Art Appreciation
Friends were staying in Baltimore for the weekend and we decided to meet for a look around The Walters Museum in the Mount Vernon Cultural District. The Walters has an exceptional collection of art objects: Paleolithic axe heads, mummies of women and cats, and child-sized suits of armor.
Roman sculpture in a sun-filled, marble-floored courtyard, Impressionist and Renaissance paintings, vases from Ancient Greece, Faberge eggs, Tiffany vases, ossuaries, and sarcophagi.
Some rooms are so crowded with ornately framed artworks, that there’s a Victorian salon feel to the place. It freed me from the need to approach each individual piece with academic intent, absorbing and retaining information from the accompanying information plaque. Instead, I stood happily immersed in the visual cacophony.
The building (actually three conjoined and each with its own architectural style) is a delight to walk through. The center, original, museum has a room you can’t miss. The name alone will make you want to grab your keys and drive north: The Chamber of Wonders.
My friend Gail describes visiting the Walters to be like rambling around in a curio cabinet and the Chamber of Wonders is the distillation of that feeling. Inside are the wonders of Nature on display in shadow boxes and glass-fronted bureaus and hung on every inch of wall space.
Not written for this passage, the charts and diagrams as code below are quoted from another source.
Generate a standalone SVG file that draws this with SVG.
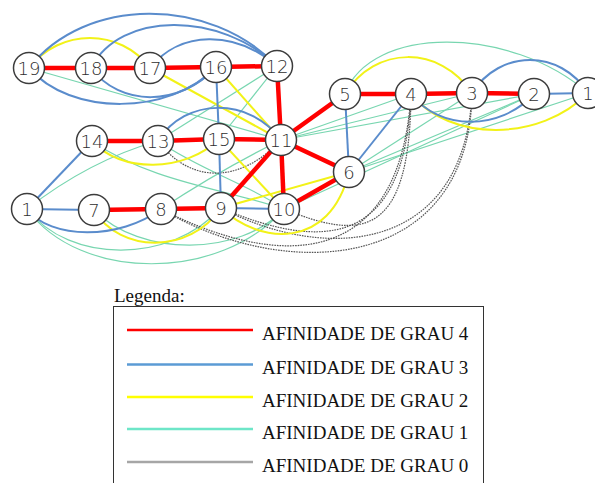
<svg xmlns="http://www.w3.org/2000/svg" width="595" height="483" viewBox="0 0 595 483">
  <style>
    .e4 { stroke: #ff0000; stroke-width: 4.5; fill: none; }
    .e3 { stroke: #5a8ccc; stroke-width: 2; fill: none; }
    .e2 { stroke: #f2f218; stroke-width: 2; fill: none; }
    .e1 { stroke: #78d6b0; stroke-width: 1.2; fill: none; }
    .e0 { stroke: #555555; stroke-width: 1.2; stroke-dasharray: 1.6 1; fill: none; }
    .node circle { fill: #ffffff; stroke: #3c3c3c; stroke-width: 1.5; }
    .node text { font-family: "DejaVu Sans", "Liberation Sans", sans-serif; font-weight: 200; font-size: 18px; fill: #2e2e2e; text-anchor: middle; }
    .leg { font-family: "Liberation Serif", "Times New Roman", serif; font-size: 19px; fill: #111111; }
  </style>
  <rect width="595" height="483" fill="#ffffff"/>

  <g id="connectors">
    <!-- grade 1 -->
    <path class="e1" d="M29,68 L281,140"/>
    <path class="e1" d="M277,66 L158,141"/>
    <path class="e1" d="M277,66 L219,139"/>
    <path class="e1" d="M281,140 L411,94"/>
    <path class="e1" d="M281,140 L472,93"/>
    <path class="e1" d="M281,140 L534,94"/>
    <path class="e1" d="M349,172 L472,93"/>
    <path class="e1" d="M349,172 L534,94"/>
    <path class="e1" d="M349,172 L588,93"/>
    <path class="e1" d="M284,209 L534,94"/>
    <path class="e1" d="M345,94 C370,25 510,25 588,93"/>
    <path class="e1" d="M27,209 Q90,160 158,141"/>
    <path class="e1" d="M161,209 Q220,170 281,140"/>
    <path class="e1" d="M92,141 C150,182 230,190 284,209"/>
    <path class="e1" d="M158,141 C200,170 250,185 284,209"/>
    <path class="e1" d="M27,209 C70,264 170,264 221,208"/>
    <path class="e1" d="M27,209 C80,282 220,282 284,209"/>
    <path class="e1" d="M94,210 C140,257 240,257 284,209"/>
    <!-- grade 0 -->
    <path class="e0" d="M158,141 C190,184 240,184 281,140"/>
    <path class="e0" d="M284,209 C360,240 410,240 411,94"/>
    <path class="e0" d="M221,208 C320,250 405,250 411,94"/>
    <path class="e0" d="M161,209 C280,270 400,270 411,94"/>
    <path class="e0" d="M161,209 C290,285 470,270 472,93"/>
    <path class="e0" d="M221,208 C330,265 465,250 472,93"/>
    <!-- grade 2 -->
    <path class="e2" d="M29,68 C60,28 120,28 150,68"/>
    <path class="e2" d="M150,68 L281,140"/>
    <path class="e2" d="M216,67 L281,140"/>
    <path class="e2" d="M219,139 L284,209"/>
    <path class="e2" d="M92,141 C120,173 185,173 219,139"/>
    <path class="e2" d="M221,208 L349,172"/>
    <path class="e2" d="M94,210 C120,254 190,254 221,208"/>
    <path class="e2" d="M221,208 C260,245 330,250 349,172"/>
    <path class="e2" d="M345,94 C375,45 440,45 472,93"/>
    <path class="e2" d="M411,94 C450,142 540,142 588,93"/>
    <!-- grade 3 -->
    <path class="e3" d="M29,68 C85,-4 210,-4 277,66"/>
    <path class="e3" d="M91,68 C120,11 220,11 277,66"/>
    <path class="e3" d="M150,68 C180,30 235,30 277,66"/>
    <path class="e3" d="M91,68 C120,107 180,107 216,67"/>
    <path class="e3" d="M29,68 C70,116 170,116 216,67"/>
    <path class="e3" d="M158,141 C185,97 250,97 281,140"/>
    <path class="e3" d="M216,67 L219,139"/>
    <path class="e3" d="M219,139 L221,208"/>
    <path class="e3" d="M92,141 L27,209"/>
    <path class="e3" d="M27,209 L94,210"/>
    <path class="e3" d="M27,209 C50,240 120,240 161,209"/>
    <path class="e3" d="M221,208 L284,209"/>
    <path class="e3" d="M345,94 L349,172"/>
    <path class="e3" d="M349,172 L411,94"/>
    <path class="e3" d="M411,94 C440,131 500,131 534,94"/>
    <path class="e3" d="M472,93 C500,49 560,49 588,93"/>
    <path class="e3" d="M534,94 L588,93"/>
    <!-- grade 4 -->
    <path class="e4" d="M29,68 L91,68 L150,68 L216,67 L277,66 L281,140"/>
    <path class="e4" d="M92,141 L158,141 L219,139 L281,140"/>
    <path class="e4" d="M281,140 L345,94 L411,94 L472,93 L534,94"/>
    <path class="e4" d="M281,140 L349,172 L284,209"/>
    <path class="e4" d="M281,140 L284,209"/>
    <path class="e4" d="M281,140 L221,208"/>
    <path class="e4" d="M94,210 L161,209 L221,208"/>
  </g>

  <g id="node-19" class="node"><circle cx="29" cy="68" r="15.5"/><text x="29" y="74.5">19</text></g>
  <g id="node-18" class="node"><circle cx="91" cy="68" r="15.5"/><text x="91" y="74.5">18</text></g>
  <g id="node-17" class="node"><circle cx="150" cy="68" r="15.5"/><text x="150" y="74.5">17</text></g>
  <g id="node-16" class="node"><circle cx="216" cy="67" r="15.5"/><text x="216" y="73.5">16</text></g>
  <g id="node-12" class="node"><circle cx="277" cy="66" r="15.5"/><text x="277" y="72.5">12</text></g>
  <g id="node-5" class="node"><circle cx="345" cy="94" r="15.5"/><text x="345" y="100.5">5</text></g>
  <g id="node-4" class="node"><circle cx="411" cy="94" r="15.5"/><text x="411" y="100.5">4</text></g>
  <g id="node-3" class="node"><circle cx="472" cy="93" r="15.5"/><text x="472" y="99.5">3</text></g>
  <g id="node-2" class="node"><circle cx="534" cy="94" r="15.5"/><text x="534" y="100.5">2</text></g>
  <g id="node-1b" class="node"><circle cx="588" cy="93" r="15.5"/><text x="588" y="99.5">1</text></g>
  <g id="node-14" class="node"><circle cx="92" cy="141" r="15.5"/><text x="92" y="147.5">14</text></g>
  <g id="node-13" class="node"><circle cx="158" cy="141" r="15.5"/><text x="158" y="147.5">13</text></g>
  <g id="node-15" class="node"><circle cx="219" cy="139" r="15.5"/><text x="219" y="145.5">15</text></g>
  <g id="node-11" class="node"><circle cx="281" cy="140" r="15.5"/><text x="281" y="146.5">11</text></g>
  <g id="node-6" class="node"><circle cx="349" cy="172" r="15.5"/><text x="349" y="178.5">6</text></g>
  <g id="node-1a" class="node"><circle cx="27" cy="209" r="15.5"/><text x="27" y="215.5">1</text></g>
  <g id="node-7" class="node"><circle cx="94" cy="210" r="15.5"/><text x="94" y="216.5">7</text></g>
  <g id="node-8" class="node"><circle cx="161" cy="209" r="15.5"/><text x="161" y="215.5">8</text></g>
  <g id="node-9" class="node"><circle cx="221" cy="208" r="15.5"/><text x="221" y="214.5">9</text></g>
  <g id="node-10" class="node"><circle cx="284" cy="209" r="15.5"/><text x="284" y="215.5">10</text></g>

  <g id="legend">
    <text class="leg" x="114" y="302">Legenda:</text>
    <rect x="113.5" y="306.5" width="370" height="200" fill="none" stroke="#333333" stroke-width="1"/>
    <line x1="127" y1="330" x2="253" y2="330" stroke="#ff0000" stroke-width="2.5"/>
    <text class="leg" x="262" y="340">AFINIDADE DE GRAU 4</text>
    <line x1="127" y1="364.5" x2="253" y2="364.5" stroke="#5b9bd5" stroke-width="2.5"/>
    <text class="leg" x="262" y="374">AFINIDADE DE GRAU 3</text>
    <line x1="127" y1="397" x2="253" y2="397" stroke="#ffff00" stroke-width="2.5"/>
    <text class="leg" x="262" y="407">AFINIDADE DE GRAU 2</text>
    <line x1="127" y1="429" x2="253" y2="429" stroke="#6ee6c8" stroke-width="2.5"/>
    <text class="leg" x="262" y="439">AFINIDADE DE GRAU 1</text>
    <line x1="127" y1="462" x2="253" y2="462" stroke="#a6a6a6" stroke-width="2.5"/>
    <text class="leg" x="262" y="472">AFINIDADE DE GRAU 0</text>
  </g>
</svg>
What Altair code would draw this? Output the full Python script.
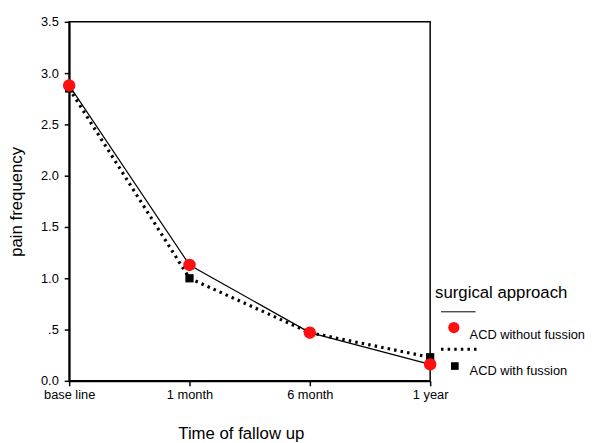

Cheetah skins and giant mounted butterflies; the head of a moose; shelves of seashells; enormous beetles pinned in a case; the full body of an alligator above the doorway that reads, “Through Such Variety is Nature Beautiful.”
The Egyptian Room has an entirely different feel. The space is hushed, the lighting muted, the artifacts in spare groupings.
It’s a room to whisper in. You’d have (barely) heard me say, “Look, a cat mummy,” before I tiptoed over to a set of mounted carved tablets etched and painted in 2000 BC (and still looking good!)
And when you think you can’t possibly be any more amazed, walk past the statue of George Washington atop the obelisk just outside the Charles Street exit and cross the street to The Peabody Institute.
You can walk right in to the famous library there. “The Peabody Stack Room,” according to the Institute's website, “contains five tiers of ornamental cast-iron balconies, which rise dramatically to the skylight 61 feet above the floor.” It could be an adjunct to the Chamber of Wonders: a work of art in its own right.